つまり、森林内での歩行はフィトンチッドによる効果のみではなく、ほかの自然的な要素もからんでいると推測されます。
薬理作用のあるフィトンチッドの成分
フィトンチッドの主成分はテンペル類と呼ばれるもので、その作用は 去痰、殺菌、利尿作用、虫歯予防、精神安定、血圧低下、鎮静作用、アルファ波が増加し気分高揚するなどフィトンチッドの効果は多岐にわたります。
森の芳香をつくっているフィトンチッドは揮発性の高いテルペンですが、古来から薬の原料として活用されてきました。
主なものは次のとおりです。
成分(テンペル類) | 成分を含む植物 | 効果効能 |
---|---|---|
α-カジノール | ヒノキ | 虫歯予防 |
カンファー | クスノキ | 気分高揚、局所刺激、清涼 |
シトラール | バラ | 血圧低下、抗ヒスタミン作用 |
チモール | タチジャコウソウ | 去痰、殺菌 |
テレピン油 | マツ類 | 去痰、利尿作用 |
ヒノキチオール | ヒバ、タイワンヒノキ、ネズコ | 抗菌作用、養毛 |
ボルネオール | トドマツ、エゾマツ | 眠気覚まし |
メントール | ハッカ | 鎮痛、清涼、局所刺激 |
リモネン | みかん類の果皮、ローソンヒノキ | 鎮痛、コレステロール系胆石溶解 |
多くの漢方薬も植物のもつフィトンチッドを抽出した薬といえます。
こういった薬に含まれるフィトンチッドは、高度に濃縮されているから薬理効果があるというわけではありません。

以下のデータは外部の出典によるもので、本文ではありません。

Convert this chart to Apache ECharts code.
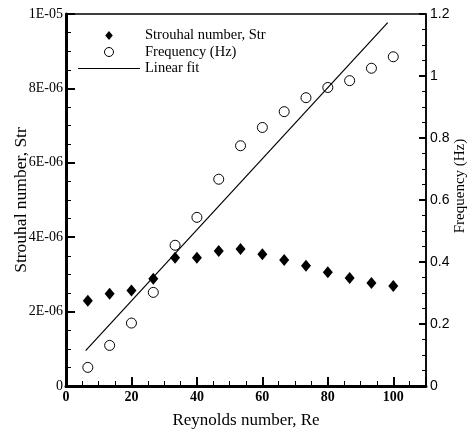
<!DOCTYPE html>
<html><head><meta charset="utf-8">
<script src="https://cdn.jsdelivr.net/npm/echarts@6/dist/echarts.min.js"></script>
<style>html,body{margin:0;padding:0;background:#fff}#c{width:470px;height:429px}</style>
</head><body><div id="c"></div>
<script>
const reynolds = [6.67, 13.33, 20, 26.67, 33.33, 40, 46.67, 53.33, 60, 66.67, 73.33, 80, 86.67, 93.33, 100];
const strouhal = [2.29e-6, 2.48e-6, 2.57e-6, 2.88e-6, 3.45e-6, 3.45e-6, 3.63e-6, 3.68e-6, 3.54e-6, 3.39e-6, 3.23e-6, 3.06e-6, 2.90e-6, 2.77e-6, 2.69e-6];
const frequency = [0.060, 0.131, 0.203, 0.302, 0.454, 0.544, 0.667, 0.775, 0.834, 0.885, 0.930, 0.963, 0.985, 1.025, 1.062];
const fitRe = [6.0, 98.3];
const fitFreq = [0.114, 1.172];
const seriesNames = ['Strouhal number, Str', 'Frequency (Hz)', 'Linear fit'];
const axisNames = ['Reynolds number, Re', 'Strouhal number, Str', 'Frequency (Hz)'];

const serif = '"Liberation Serif", "Times New Roman", serif';
const sans = '"Liberation Sans", Arial, sans-serif';
function sci(v){
  if (Math.abs(v) < 1e-12) return '0';
  const s = v.toExponential(0);
  const m = s.split('e');
  let e = parseInt(m[1],10);
  const sign = e < 0 ? '-' : '+';
  e = Math.abs(e);
  return m[0] + 'E' + sign + (e < 10 ? '0' + e : e);
}
const icons = [
  'path://M0,-5L4.2,0L0,5L-4.2,0Z',
  'path://M5,0A5,5,0,1,1,-5,0A5,5,0,1,1,5,0Z',
  'path://M0,-0.6L62,-0.6L62,0.6L0,0.6Z'
];
const chart = echarts.init(document.getElementById('c'));
chart.setOption({
  animation: false,
  backgroundColor: '#fff',
  grid: {left: 66, right: 44, top: 14, bottom: 43, outerBoundsMode: 'none', containLabel: false,
         show: true, borderColor: '#000', borderWidth: 1.5, backgroundColor: 'transparent'},
  legend: {
    orient: 'vertical', left: 73, top: 23, itemWidth: 62, itemHeight: 9, itemGap: 1.5,
    symbolKeepAspect: true,
    textStyle: {fontFamily: serif, fontSize: 14.5, color: '#000'},
    data: [
      {name: seriesNames[0], icon: icons[0], itemStyle: {color: '#000', borderWidth: 0}},
      {name: seriesNames[1], icon: icons[1], itemStyle: {color: '#fff', borderColor: '#000', borderWidth: 1}},
      {name: seriesNames[2], icon: icons[2], itemStyle: {color: '#000', borderWidth: 0}}
    ]
  },
  xAxis: {
    type: 'value', min: 0, max: 110, interval: 20,
    name: axisNames[0], nameLocation: 'middle', nameGap: 26, nameMoveOverlap: false,
    nameTextStyle: {fontFamily: serif, fontSize: 17, color: '#000'},
    axisLine: {lineStyle: {color: '#000', width: 3}},
    axisTick: {inside: true, length: 9, lineStyle: {color: '#000', width: 2}},
    minorTick: {show: true, splitNumber: 4, length: 5, lineStyle: {color: '#000', width: 1}},
    splitLine: {show: false},
    axisLabel: {fontFamily: serif, fontSize: 14, fontWeight: 'bold', color: '#000', margin: 4, showMaxLabel: false}
  },
  yAxis: [{
    type: 'value', min: 0, max: 1e-5, interval: 2e-6,
    name: axisNames[1], nameLocation: 'middle', nameGap: 36, nameRotate: 90, nameMoveOverlap: false,
    nameTextStyle: {fontFamily: serif, fontSize: 17.5, color: '#000'},
    axisLine: {show: true, lineStyle: {color: '#000', width: 3}},
    axisTick: {show: true, inside: true, length: 9, lineStyle: {color: '#000', width: 2}},
    minorTick: {show: true, splitNumber: 4, length: 5, lineStyle: {color: '#000', width: 1}},
    splitLine: {show: false},
    axisLabel: {fontFamily: serif, fontSize: 14, color: '#000', margin: 3, formatter: sci}
  }, {
    type: 'value', min: 0, max: 1.2, interval: 0.2, position: 'right',
    name: axisNames[2], nameLocation: 'middle', nameGap: 27, nameRotate: 90, nameMoveOverlap: false,
    nameTextStyle: {fontFamily: serif, fontSize: 15, color: '#000', padding: [0, 0, 0, 28]},
    axisLine: {show: true, lineStyle: {color: '#000', width: 1.5}},
    axisTick: {show: true, inside: true, length: 7, lineStyle: {color: '#000', width: 2}},
    minorTick: {show: true, splitNumber: 4, length: 4, lineStyle: {color: '#000', width: 1}},
    splitLine: {show: false},
    axisLabel: {fontFamily: sans, fontSize: 14, color: '#000', margin: 4, formatter: v => String(+v.toFixed(2))}
  }],
  series: [{
    name: seriesNames[0], type: 'scatter', yAxisIndex: 0, symbol: 'diamond', symbolSize: [10, 12],
    itemStyle: {color: '#000', opacity: 1},
    data: reynolds.map((r, i) => [r, strouhal[i]])
  }, {
    name: seriesNames[1], type: 'scatter', yAxisIndex: 1, symbol: 'circle', symbolSize: 10,
    itemStyle: {color: '#fff', borderColor: '#000', borderWidth: 1, opacity: 1},
    data: reynolds.map((r, i) => [r, frequency[i]])
  }, {
    name: seriesNames[2], type: 'line', yAxisIndex: 1, symbol: 'none', showSymbol: false,
    lineStyle: {color: '#000', width: 1.2}, itemStyle: {color: '#000'},
    data: fitRe.map((r, i) => [r, fitFreq[i]])
  }]
});
</script></body></html>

揮発性の高いフィトンチッド同様、揮発性の低いフィトンチッドも数十億分の1ppb程度に希釈されて大気中に広がっており、この薬理作用も無視できないことがわかってきたのです。
フィトンチッドを効率よく吸い込む方法
樹木が最もフィトンチッドを多く吐き出すのは、暖かい気候のころです。 1日の時間帯でいえば、日光を浴びて光合成の盛んになる10~12時ごろです。
ただし、その日の風の強さも影響します。
強い風が吹いていると、フィトンチッドが飛ばされてしまうからです。
さらに、広葉樹林より針葉樹林のほうがフィトンチッドを多く吐き出す傾向があります。
効率よくフィトンチッドを吸い込むには腹式呼吸がよいでしょう。
鼻から息を吸い込んで、一度脳の中を空気が循環するようにイメージします。
そのまま喉頭をとおって、空気はさらに下がっていくと想像しましょう。
ヨガの呼吸法を練習すると、腹式呼吸はマスターできます。